> **GOAL**: Please output every line of the material as it stands, without the pictures.
########
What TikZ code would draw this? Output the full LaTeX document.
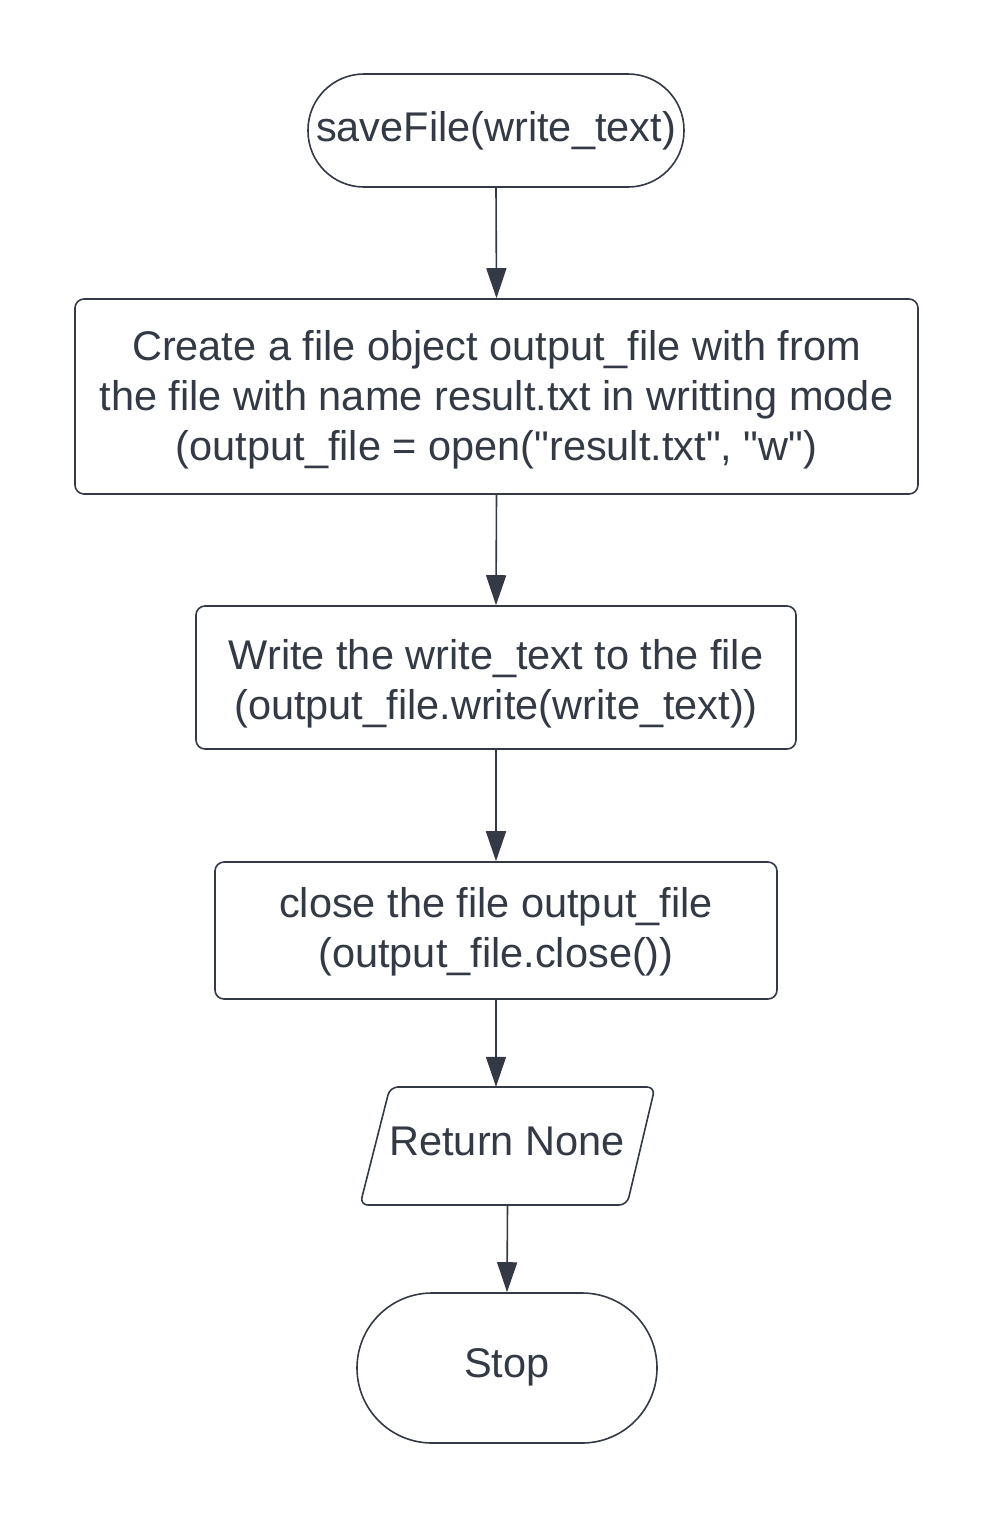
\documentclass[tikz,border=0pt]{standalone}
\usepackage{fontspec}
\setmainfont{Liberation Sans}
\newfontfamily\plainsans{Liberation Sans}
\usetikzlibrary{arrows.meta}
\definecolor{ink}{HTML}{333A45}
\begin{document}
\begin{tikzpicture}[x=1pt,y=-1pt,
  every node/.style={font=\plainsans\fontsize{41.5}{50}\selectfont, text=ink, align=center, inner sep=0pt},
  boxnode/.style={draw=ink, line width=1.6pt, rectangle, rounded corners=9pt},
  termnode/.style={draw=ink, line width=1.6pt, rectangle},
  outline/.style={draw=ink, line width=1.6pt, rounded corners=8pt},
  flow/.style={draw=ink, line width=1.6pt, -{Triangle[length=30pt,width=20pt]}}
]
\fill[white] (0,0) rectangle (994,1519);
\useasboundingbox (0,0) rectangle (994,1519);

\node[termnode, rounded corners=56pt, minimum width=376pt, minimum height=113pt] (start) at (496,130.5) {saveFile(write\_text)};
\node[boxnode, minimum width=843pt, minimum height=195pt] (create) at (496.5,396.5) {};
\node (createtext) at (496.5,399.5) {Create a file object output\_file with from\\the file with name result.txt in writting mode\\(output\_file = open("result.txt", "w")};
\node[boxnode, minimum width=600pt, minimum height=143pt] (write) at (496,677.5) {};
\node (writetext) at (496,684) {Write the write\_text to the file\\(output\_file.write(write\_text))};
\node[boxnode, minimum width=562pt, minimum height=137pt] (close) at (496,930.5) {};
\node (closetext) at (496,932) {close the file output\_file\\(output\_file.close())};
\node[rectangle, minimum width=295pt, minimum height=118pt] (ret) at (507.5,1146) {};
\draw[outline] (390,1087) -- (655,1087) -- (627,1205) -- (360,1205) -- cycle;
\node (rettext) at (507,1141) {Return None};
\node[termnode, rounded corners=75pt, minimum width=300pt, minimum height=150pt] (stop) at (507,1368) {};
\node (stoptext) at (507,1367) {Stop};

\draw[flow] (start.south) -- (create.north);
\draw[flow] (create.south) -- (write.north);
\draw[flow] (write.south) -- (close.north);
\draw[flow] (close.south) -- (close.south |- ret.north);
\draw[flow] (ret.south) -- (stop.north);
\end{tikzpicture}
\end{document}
########
> **WRITTEN SOLUTION**:
What TikZ code would draw this? Output the full LaTeX document.
\documentclass[tikz,border=0pt]{standalone}
\usepackage{fontspec}
\setmainfont{Liberation Sans}
\newfontfamily\plainsans{Liberation Sans}
\usetikzlibrary{arrows.meta}
\definecolor{ink}{HTML}{333A45}
\begin{document}
\begin{tikzpicture}[x=1pt,y=-1pt,
  every node/.style={font=\plainsans\fontsize{41.5}{50}\selectfont, text=ink, align=center, inner sep=0pt},
  boxnode/.style={draw=ink, line width=1.6pt, rectangle, rounded corners=9pt},
  termnode/.style={draw=ink, line width=1.6pt, rectangle},
  outline/.style={draw=ink, line width=1.6pt, rounded corners=8pt},
  flow/.style={draw=ink, line width=1.6pt, -{Triangle[length=30pt,width=20pt]}}
]
\fill[white] (0,0) rectangle (994,1519);
\useasboundingbox (0,0) rectangle (994,1519);

\node[termnode, rounded corners=56pt, minimum width=376pt, minimum height=113pt] (start) at (496,130.5) {saveFile(write\_text)};
\node[boxnode, minimum width=843pt, minimum height=195pt] (create) at (496.5,396.5) {};
\node (createtext) at (496.5,399.5) {Create a file object output\_file with from\\the file with name result.txt in writting mode\\(output\_file = open("result.txt", "w")};
\node[boxnode, minimum width=600pt, minimum height=143pt] (write) at (496,677.5) {};
\node (writetext) at (496,684) {Write the write\_text to the file\\(output\_file.write(write\_text))};
\node[boxnode, minimum width=562pt, minimum height=137pt] (close) at (496,930.5) {};
\node (closetext) at (496,932) {close the file output\_file\\(output\_file.close())};
\node[rectangle, minimum width=295pt, minimum height=118pt] (ret) at (507.5,1146) {};
\draw[outline] (390,1087) -- (655,1087) -- (627,1205) -- (360,1205) -- cycle;
\node (rettext) at (507,1141) {Return None};
\node[termnode, rounded corners=75pt, minimum width=300pt, minimum height=150pt] (stop) at (507,1368) {};
\node (stoptext) at (507,1367) {Stop};

\draw[flow] (start.south) -- (create.north);
\draw[flow] (create.south) -- (write.north);
\draw[flow] (write.south) -- (close.north);
\draw[flow] (close.south) -- (close.south |- ret.north);
\draw[flow] (ret.south) -- (stop.north);
\end{tikzpicture}
\end{document}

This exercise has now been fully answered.